--- begin ---

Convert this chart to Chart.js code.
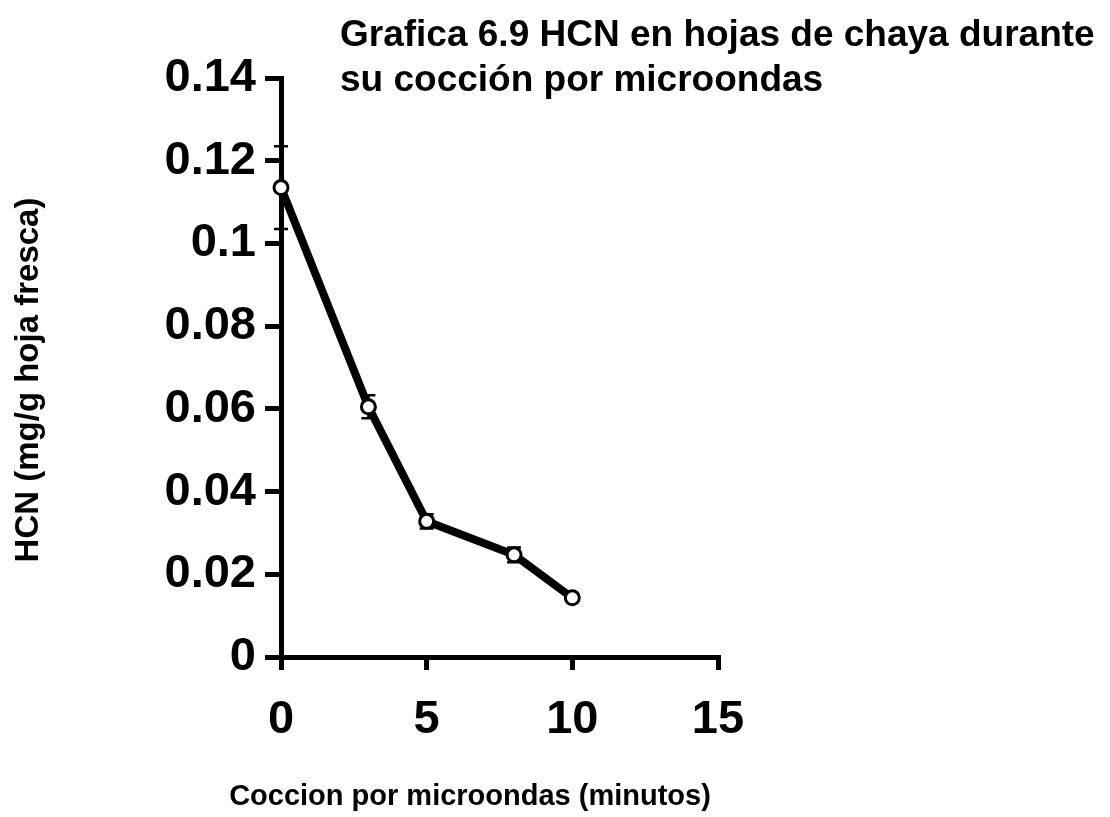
<!DOCTYPE html>
<html>
<head>
<meta charset="utf-8">
<title>HCN en hojas de chaya</title>
<script src="https://cdn.jsdelivr.net/npm/chart.js"></script>
<style>
  html, body { margin: 0; padding: 0; background: #fff; }
  #chart { display: block; }
</style>
</head>
<body>
<canvas id="chart" width="1110" height="817"></canvas>
<script>
// tiempo de coccion (minutos) y HCN medido
const minutes = [0, 3, 5, 8, 10];
const hcn = [0.1135, 0.0605, 0.0328, 0.0247, 0.0143];
const hcnError = [0.0100, 0.0028, 0.0017, 0.0018, 0.0005];

const yTicks = [0, 0.02, 0.04, 0.06, 0.08, 0.1, 0.12, 0.14];
const xTicks = [0, 5, 10, 15];

const titleLines = [
  "Grafica 6.9 HCN en hojas de chaya durante",
  "su cocción por microondas",
];
const xTitle = "Coccion por microondas (minutos)";
const yTitle = "HCN (mg/g hoja fresca)";

const fontFamily = "'Liberation Sans', Arial, sans-serif";

// barras de error detras de la linea, con tapas cortas
const errorBars = {
  id: "errorBars",
  beforeDatasetsDraw(chart) {
    const { ctx, scales: { x, y } } = chart;
    ctx.save();
    ctx.strokeStyle = "#000";
    ctx.lineWidth = 2.5;
    minutes.forEach((m, i) => {
      const px = x.getPixelForValue(m);
      const top = y.getPixelForValue(hcn[i] + hcnError[i]);
      const bottom = y.getPixelForValue(hcn[i] - hcnError[i]);
      ctx.beginPath();
      ctx.moveTo(px, top);
      ctx.lineTo(px, bottom);
      ctx.moveTo(px - 7, top);
      ctx.lineTo(px + 7, top);
      ctx.moveTo(px - 7, bottom);
      ctx.lineTo(px + 7, bottom);
      ctx.stroke();
    });
    ctx.restore();
  },
};

// titulo y nombres de ejes colocados como en el original
const labels = {
  id: "labels",
  afterDraw(chart) {
    const { ctx } = chart;
    ctx.save();
    ctx.fillStyle = "#000";
    ctx.textBaseline = "middle";
    ctx.textAlign = "left";
    ctx.font = "bold 37px " + fontFamily;
    ctx.fillText(titleLines[0], 340, 36);
    ctx.fillText(titleLines[1], 340, 81);

    ctx.textAlign = "center";
    ctx.font = "bold 29px " + fontFamily;
    ctx.fillText(xTitle, 470, 797);

    ctx.font = "bold 33px " + fontFamily;
    ctx.translate(29, 380);
    ctx.rotate(-Math.PI / 2);
    ctx.fillText(yTitle, 0, 0);
    ctx.restore();
  },
};

new Chart(document.getElementById("chart"), {
  type: "line",
  data: {
    datasets: [{
      data: minutes.map((m, i) => ({ x: m, y: hcn[i] })),
      borderColor: "#000",
      borderWidth: 8,
      tension: 0,
      clip: false,
      pointStyle: "circle",
      pointRadius: 7,
      pointBorderWidth: 3,
      pointBackgroundColor: "#fff",
      pointBorderColor: "#000",
    }],
  },
  options: {
    responsive: false,
    animation: false,
    layout: { padding: { top: 78, right: 392, bottom: 0, left: 0 } },
    plugins: {
      legend: { display: false },
      tooltip: { enabled: false },
    },
    scales: {
      x: {
        type: "linear",
        min: 0,
        max: 15,
        afterFit(scale) { scale.height = 160; },
        afterBuildTicks(scale) { scale.ticks = xTicks.map((v) => ({ value: v })); },
        border: { color: "#000", width: 5 },
        grid: { drawOnChartArea: false, color: "#000", lineWidth: 5, tickLength: 13 },
        ticks: {
          color: "#000",
          padding: 22,
          font: { family: fontFamily, size: 47, weight: "bold" },
        },
      },
      y: {
        min: 0,
        max: 0.14,
        afterFit(scale) { scale.width = 281; },
        afterBuildTicks(scale) { scale.ticks = yTicks.map((v) => ({ value: v })); },
        border: { color: "#000", width: 5 },
        grid: { drawOnChartArea: false, color: "#000", lineWidth: 5, tickLength: 16 },
        ticks: {
          color: "#000",
          padding: 9,
          font: { family: fontFamily, size: 47, weight: "bold" },
          callback: (v) => String(+v.toFixed(2)),
        },
      },
    },
  },
  plugins: [errorBars, labels],
});
</script>
</body>
</html>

--- end ---

→ Job:
Every line above should be repeated exactly; pictures stay out of the copy.

→ Final answer:
Convert this chart to Chart.js code.
<!DOCTYPE html>
<html>
<head>
<meta charset="utf-8">
<title>HCN en hojas de chaya</title>
<script src="https://cdn.jsdelivr.net/npm/chart.js"></script>
<style>
  html, body { margin: 0; padding: 0; background: #fff; }
  #chart { display: block; }
</style>
</head>
<body>
<canvas id="chart" width="1110" height="817"></canvas>
<script>
// tiempo de coccion (minutos) y HCN medido
const minutes = [0, 3, 5, 8, 10];
const hcn = [0.1135, 0.0605, 0.0328, 0.0247, 0.0143];
const hcnError = [0.0100, 0.0028, 0.0017, 0.0018, 0.0005];

const yTicks = [0, 0.02, 0.04, 0.06, 0.08, 0.1, 0.12, 0.14];
const xTicks = [0, 5, 10, 15];

const titleLines = [
  "Grafica 6.9 HCN en hojas de chaya durante",
  "su cocción por microondas",
];
const xTitle = "Coccion por microondas (minutos)";
const yTitle = "HCN (mg/g hoja fresca)";

const fontFamily = "'Liberation Sans', Arial, sans-serif";

// barras de error detras de la linea, con tapas cortas
const errorBars = {
  id: "errorBars",
  beforeDatasetsDraw(chart) {
    const { ctx, scales: { x, y } } = chart;
    ctx.save();
    ctx.strokeStyle = "#000";
    ctx.lineWidth = 2.5;
    minutes.forEach((m, i) => {
      const px = x.getPixelForValue(m);
      const top = y.getPixelForValue(hcn[i] + hcnError[i]);
      const bottom = y.getPixelForValue(hcn[i] - hcnError[i]);
      ctx.beginPath();
      ctx.moveTo(px, top);
      ctx.lineTo(px, bottom);
      ctx.moveTo(px - 7, top);
      ctx.lineTo(px + 7, top);
      ctx.moveTo(px - 7, bottom);
      ctx.lineTo(px + 7, bottom);
      ctx.stroke();
    });
    ctx.restore();
  },
};

// titulo y nombres de ejes colocados como en el original
const labels = {
  id: "labels",
  afterDraw(chart) {
    const { ctx } = chart;
    ctx.save();
    ctx.fillStyle = "#000";
    ctx.textBaseline = "middle";
    ctx.textAlign = "left";
    ctx.font = "bold 37px " + fontFamily;
    ctx.fillText(titleLines[0], 340, 36);
    ctx.fillText(titleLines[1], 340, 81);

    ctx.textAlign = "center";
    ctx.font = "bold 29px " + fontFamily;
    ctx.fillText(xTitle, 470, 797);

    ctx.font = "bold 33px " + fontFamily;
    ctx.translate(29, 380);
    ctx.rotate(-Math.PI / 2);
    ctx.fillText(yTitle, 0, 0);
    ctx.restore();
  },
};

new Chart(document.getElementById("chart"), {
  type: "line",
  data: {
    datasets: [{
      data: minutes.map((m, i) => ({ x: m, y: hcn[i] })),
      borderColor: "#000",
      borderWidth: 8,
      tension: 0,
      clip: false,
      pointStyle: "circle",
      pointRadius: 7,
      pointBorderWidth: 3,
      pointBackgroundColor: "#fff",
      pointBorderColor: "#000",
    }],
  },
  options: {
    responsive: false,
    animation: false,
    layout: { padding: { top: 78, right: 392, bottom: 0, left: 0 } },
    plugins: {
      legend: { display: false },
      tooltip: { enabled: false },
    },
    scales: {
      x: {
        type: "linear",
        min: 0,
        max: 15,
        afterFit(scale) { scale.height = 160; },
        afterBuildTicks(scale) { scale.ticks = xTicks.map((v) => ({ value: v })); },
        border: { color: "#000", width: 5 },
        grid: { drawOnChartArea: false, color: "#000", lineWidth: 5, tickLength: 13 },
        ticks: {
          color: "#000",
          padding: 22,
          font: { family: fontFamily, size: 47, weight: "bold" },
        },
      },
      y: {
        min: 0,
        max: 0.14,
        afterFit(scale) { scale.width = 281; },
        afterBuildTicks(scale) { scale.ticks = yTicks.map((v) => ({ value: v })); },
        border: { color: "#000", width: 5 },
        grid: { drawOnChartArea: false, color: "#000", lineWidth: 5, tickLength: 16 },
        ticks: {
          color: "#000",
          padding: 9,
          font: { family: fontFamily, size: 47, weight: "bold" },
          callback: (v) => String(+v.toFixed(2)),
        },
      },
    },
  },
  plugins: [errorBars, labels],
});
</script>
</body>
</html>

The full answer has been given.